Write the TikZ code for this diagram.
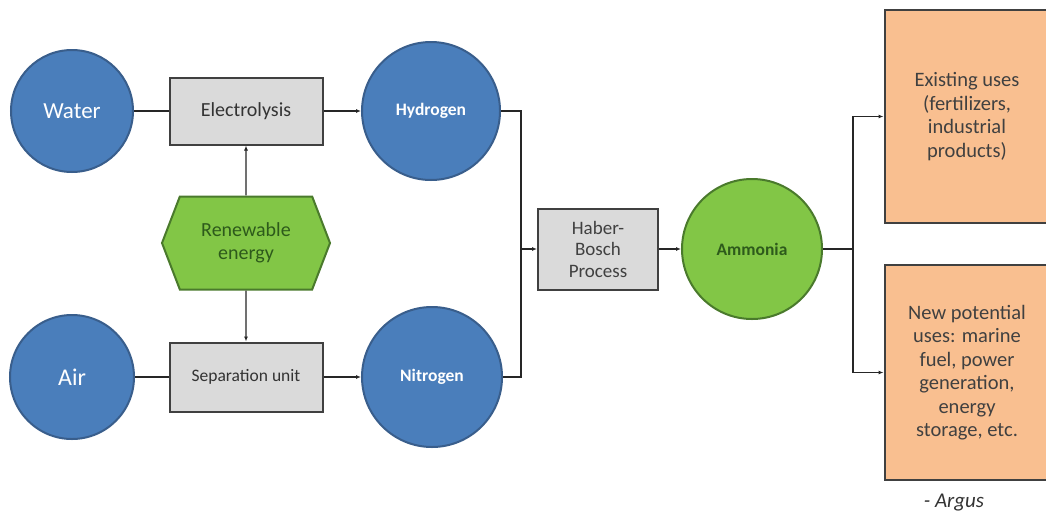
\documentclass[tikz,border=0pt]{standalone}
\usepackage{fontspec}
\setmainfont{Carlito}
\usetikzlibrary{positioning,shapes.symbols,arrows.meta}
\definecolor{blobblue}{HTML}{4A7EBB}
\definecolor{blobline}{HTML}{395E8C}
\definecolor{boxgray}{HTML}{DADADA}
\definecolor{darkline}{HTML}{404040}
\definecolor{leafgreen}{HTML}{82C646}
\definecolor{leafline}{HTML}{4A7A2C}
\definecolor{leaftext}{HTML}{2D5A1B}
\definecolor{peach}{HTML}{F9BF90}

\begin{document}
\begin{tikzpicture}[x=1pt,y=-1pt]
        \tikzstyle{blob} = [circle,draw=blobline,fill=blobblue,line width=2pt,text=white,inner sep=0pt]
        \tikzstyle{unit} = [rectangle,draw=darkline,fill=boxgray,line width=2pt,text=black!80,align=center]
        \tikzstyle{use} = [rectangle,draw=darkline,fill=peach,line width=2pt,text=black!75,align=center,
                           minimum width=165pt,font=\fontsize{20.5}{23.5}\selectfont]
        \tikzstyle{link} = [draw=black!85,line width=1.3pt]
        \tikzstyle{arr} = [link,-{Latex[length=5pt,width=4pt]}]
        \path[use as bounding box,fill=white] (0,0) rectangle (1046,517);
        % inputs
        \node [blob, minimum size=122pt, font=\fontsize{23}{26}\selectfont] (water) at (72,111) {Water};
        \node [blob, minimum size=124pt, font=\fontsize{24}{26}\selectfont] (air) at (72,377) {Air};
        \node [unit, minimum width=153pt, minimum height=67pt, font=\fontsize{20}{22}\selectfont] (elec) at (246,111) {Electrolysis};
        \node [unit, minimum width=153pt, minimum height=69pt, font=\fontsize{17.5}{20}\selectfont] (sep) at (246,377) {Separation unit};
        \node [shape=signal, signal to=east and west, signal pointer angle=138, draw=leafline, fill=leafgreen,
               line width=2pt, text=leaftext, align=center, minimum width=168pt, minimum height=93pt,
               font=\fontsize{20}{22.5}\selectfont] (renew) at (246,243) {Renewable\\energy};
        \node [blob, minimum size=138pt, font=\fontsize{17.5}{20}\selectfont\bfseries] (hyd) at (431,111) {Hydrogen};
        \node [blob, minimum size=140pt, font=\fontsize{17.5}{20}\selectfont\bfseries] (nit) at (432,377) {Nitrogen};
        % process and product
        \node [unit, minimum width=120pt, minimum height=81pt, text=black!75, font=\fontsize{19}{21.5}\selectfont] (haber) at (598,249) {Haber-\\Bosch\\Process};
        \node [circle, draw=leafline, fill=leafgreen, line width=2pt, minimum size=140pt, inner sep=0pt,
               text=leaftext, font=\fontsize{17.5}{20}\selectfont\bfseries] (amm) at (752,249) {Ammonia};
        \node [use, minimum height=213pt] (used) at (967,116.5) {Existing uses\\(fertilizers,\\industrial\\products)};
        \node [use, minimum height=215pt] (newuse) at (967,372.5) {New potential\\uses: marine\\fuel, power\\generation,\\energy\\storage, etc.};
        \node [text=black!80, font=\fontsize{21}{24}\selectfont\itshape] (argus) at (954,503) {- Argus};
        % connectors
        \coordinate (mix) at (521,249);
        \coordinate (split) at (853,249);
        \path[link] (water) -- (elec) (air) -- (sep);
        \path[arr] (elec) -- (hyd);
        \path[arr] (sep) -- (nit);
        \path[arr] (renew) -- (elec);
        \path[arr] (renew) -- (sep);
        \path[link] (hyd) -| (mix) (nit) -| (mix);
        \path[arr] (mix) -- (haber);
        \path[arr] (haber) -- (amm);
        \path[link] (amm) -- (split);
        \path[arr] (split) |- (used);
        \path[arr] (split) |- (newuse);
      \end{tikzpicture}
\end{document}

*****

### Exercise directions
In your copy of the listing above, reproduce each line exactly and omit all pictures.

### Right answer
Write the TikZ code for this diagram.
\documentclass[tikz,border=0pt]{standalone}
\usepackage{fontspec}
\setmainfont{Carlito}
\usetikzlibrary{positioning,shapes.symbols,arrows.meta}
\definecolor{blobblue}{HTML}{4A7EBB}
\definecolor{blobline}{HTML}{395E8C}
\definecolor{boxgray}{HTML}{DADADA}
\definecolor{darkline}{HTML}{404040}
\definecolor{leafgreen}{HTML}{82C646}
\definecolor{leafline}{HTML}{4A7A2C}
\definecolor{leaftext}{HTML}{2D5A1B}
\definecolor{peach}{HTML}{F9BF90}

\begin{document}
\begin{tikzpicture}[x=1pt,y=-1pt]
        \tikzstyle{blob} = [circle,draw=blobline,fill=blobblue,line width=2pt,text=white,inner sep=0pt]
        \tikzstyle{unit} = [rectangle,draw=darkline,fill=boxgray,line width=2pt,text=black!80,align=center]
        \tikzstyle{use} = [rectangle,draw=darkline,fill=peach,line width=2pt,text=black!75,align=center,
                           minimum width=165pt,font=\fontsize{20.5}{23.5}\selectfont]
        \tikzstyle{link} = [draw=black!85,line width=1.3pt]
        \tikzstyle{arr} = [link,-{Latex[length=5pt,width=4pt]}]
        \path[use as bounding box,fill=white] (0,0) rectangle (1046,517);
        % inputs
        \node [blob, minimum size=122pt, font=\fontsize{23}{26}\selectfont] (water) at (72,111) {Water};
        \node [blob, minimum size=124pt, font=\fontsize{24}{26}\selectfont] (air) at (72,377) {Air};
        \node [unit, minimum width=153pt, minimum height=67pt, font=\fontsize{20}{22}\selectfont] (elec) at (246,111) {Electrolysis};
        \node [unit, minimum width=153pt, minimum height=69pt, font=\fontsize{17.5}{20}\selectfont] (sep) at (246,377) {Separation unit};
        \node [shape=signal, signal to=east and west, signal pointer angle=138, draw=leafline, fill=leafgreen,
               line width=2pt, text=leaftext, align=center, minimum width=168pt, minimum height=93pt,
               font=\fontsize{20}{22.5}\selectfont] (renew) at (246,243) {Renewable\\energy};
        \node [blob, minimum size=138pt, font=\fontsize{17.5}{20}\selectfont\bfseries] (hyd) at (431,111) {Hydrogen};
        \node [blob, minimum size=140pt, font=\fontsize{17.5}{20}\selectfont\bfseries] (nit) at (432,377) {Nitrogen};
        % process and product
        \node [unit, minimum width=120pt, minimum height=81pt, text=black!75, font=\fontsize{19}{21.5}\selectfont] (haber) at (598,249) {Haber-\\Bosch\\Process};
        \node [circle, draw=leafline, fill=leafgreen, line width=2pt, minimum size=140pt, inner sep=0pt,
               text=leaftext, font=\fontsize{17.5}{20}\selectfont\bfseries] (amm) at (752,249) {Ammonia};
        \node [use, minimum height=213pt] (used) at (967,116.5) {Existing uses\\(fertilizers,\\industrial\\products)};
        \node [use, minimum height=215pt] (newuse) at (967,372.5) {New potential\\uses: marine\\fuel, power\\generation,\\energy\\storage, etc.};
        \node [text=black!80, font=\fontsize{21}{24}\selectfont\itshape] (argus) at (954,503) {- Argus};
        % connectors
        \coordinate (mix) at (521,249);
        \coordinate (split) at (853,249);
        \path[link] (water) -- (elec) (air) -- (sep);
        \path[arr] (elec) -- (hyd);
        \path[arr] (sep) -- (nit);
        \path[arr] (renew) -- (elec);
        \path[arr] (renew) -- (sep);
        \path[link] (hyd) -| (mix) (nit) -| (mix);
        \path[arr] (mix) -- (haber);
        \path[arr] (haber) -- (amm);
        \path[link] (amm) -- (split);
        \path[arr] (split) |- (used);
        \path[arr] (split) |- (newuse);
      \end{tikzpicture}
\end{document}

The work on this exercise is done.